The other thing to realize is that unlike many fellowship applications, the Watson process isn't over until it's over. By which I mean, you need to continue to refine and develop your ideas as long as you're in the competition. Most preliminary apps submitted over the summer are pretty general. Proposals chosen for interview will be much more specific. Students who have successful interviews are able to expand on what they've submitted in writing. Those chosen for nomination will have the chance to revise before submitting externally and should continue developing their ideas through the time of their formal Watson interview.
How detailed do my travel plans have to be?
By the time you submit an internal application to Bryn Mawr, you definitely need to know (and to say) what countries you’re proposing to go to, and to have some idea of where within those countries. You should have some idea of how long you would spend in each country. If you’re selected as a nominee, you will need to specify the order in which you plan to travel to various countries.
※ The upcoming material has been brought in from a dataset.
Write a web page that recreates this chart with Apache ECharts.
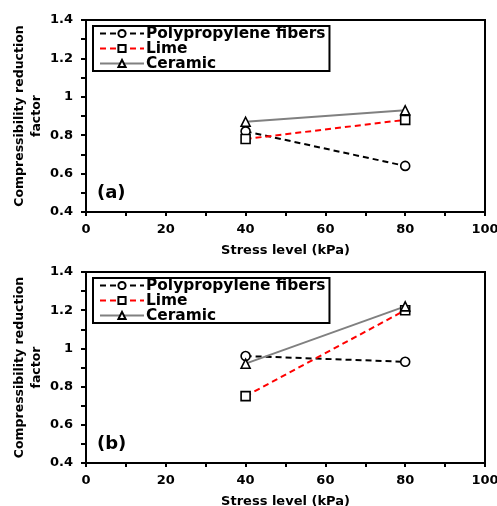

By the time of your interview with the Watson foundation, you should know details — of visa requirements, travel costs, cost of living, etc.
What is the initial on-campus interview like?
The on-campus interview is conducted by the Bryn Mawr T.J. Watson Committee made up of Bryn Mawr faculty and staff. Many but not all of the questions will be focused on your proposal and your personal statement. We will be trying to assess not only how well you know your subject but also how well you will handle some of the personal challenges involved in any Watson year.
If I am chosen as a nominee, what is the official Watson interview like?
The official Watson interview is held on campus (usually in Wyndham) and is conducted by either the Watson Foundation director or a guest interviewer (who is then also part of the national Watson selection committee). The interview lasts approximately one hour. It will be quite conversational in parts, but may also involve a large number of detailed questions about your plans, conditions in the countries you are going to, etc.